Agency IT leaders and officials will be able to provide feedback on the dashboard to a new user-experience feedback team within the CDM project management office, according to Fifth Domain.
“The goal is going to be fit for use, operational data. We want you to trust the data that is in this dashboard, and we want to see you start to take action and make risk-based decisions on it,” Baltensperger says.
Cox notes that DHS has spent the past few years refining the quality of the data that sensors on agency networks and in IT environments send up to agency and ultimately federal dashboards.
DHS is also focused on bringing in more agencies that were not originally participating in the CDM program, Cox tells Federal News Network. DHS needed to make sure they had asset management capabilities, awareness of the devices connected to their networks and identity and access management capabilities, according to Cox.
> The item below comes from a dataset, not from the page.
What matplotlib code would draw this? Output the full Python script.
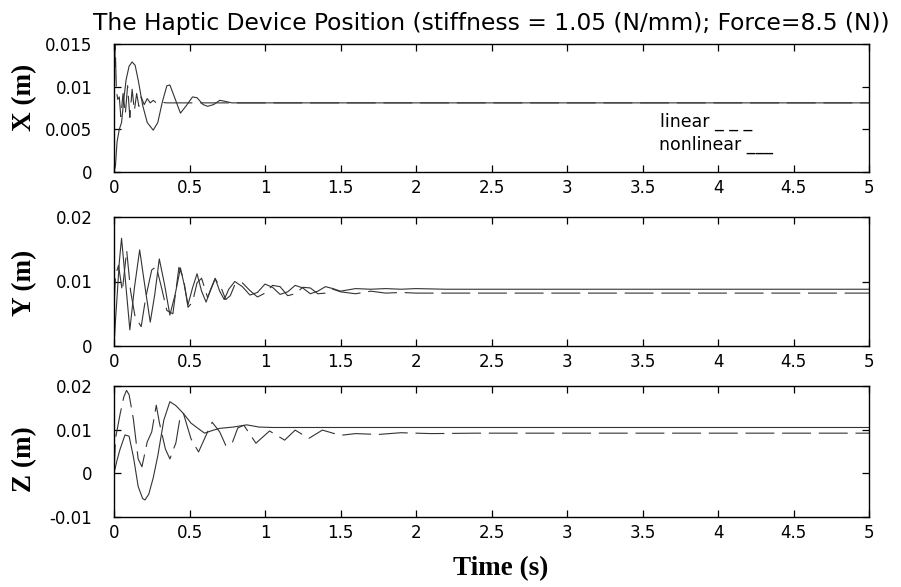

For 34 smaller, non-CFO Act agencies, DHS has provided them with a common shared service platform to serve as their CDM dashboard, although each small agency can see its own data individually as well, which is summarized in the larger federal dashboard.
Cox notes that this process has not been easy, and DHS benefits when it has flexibility to meet each individual agency’s cybersecurity data needs.
“With larger agencies, when we implemented the DEFEND task orders that really expanded out the conversation we could have with each agency,” Cox tells Federal News Network. “
“We could take a look at the tool sets that they had in place and if those tool sets met our requirements, then we could utilize those to get the data that was needed to feed into the dashboard and on up to the federal dashboard,” he says.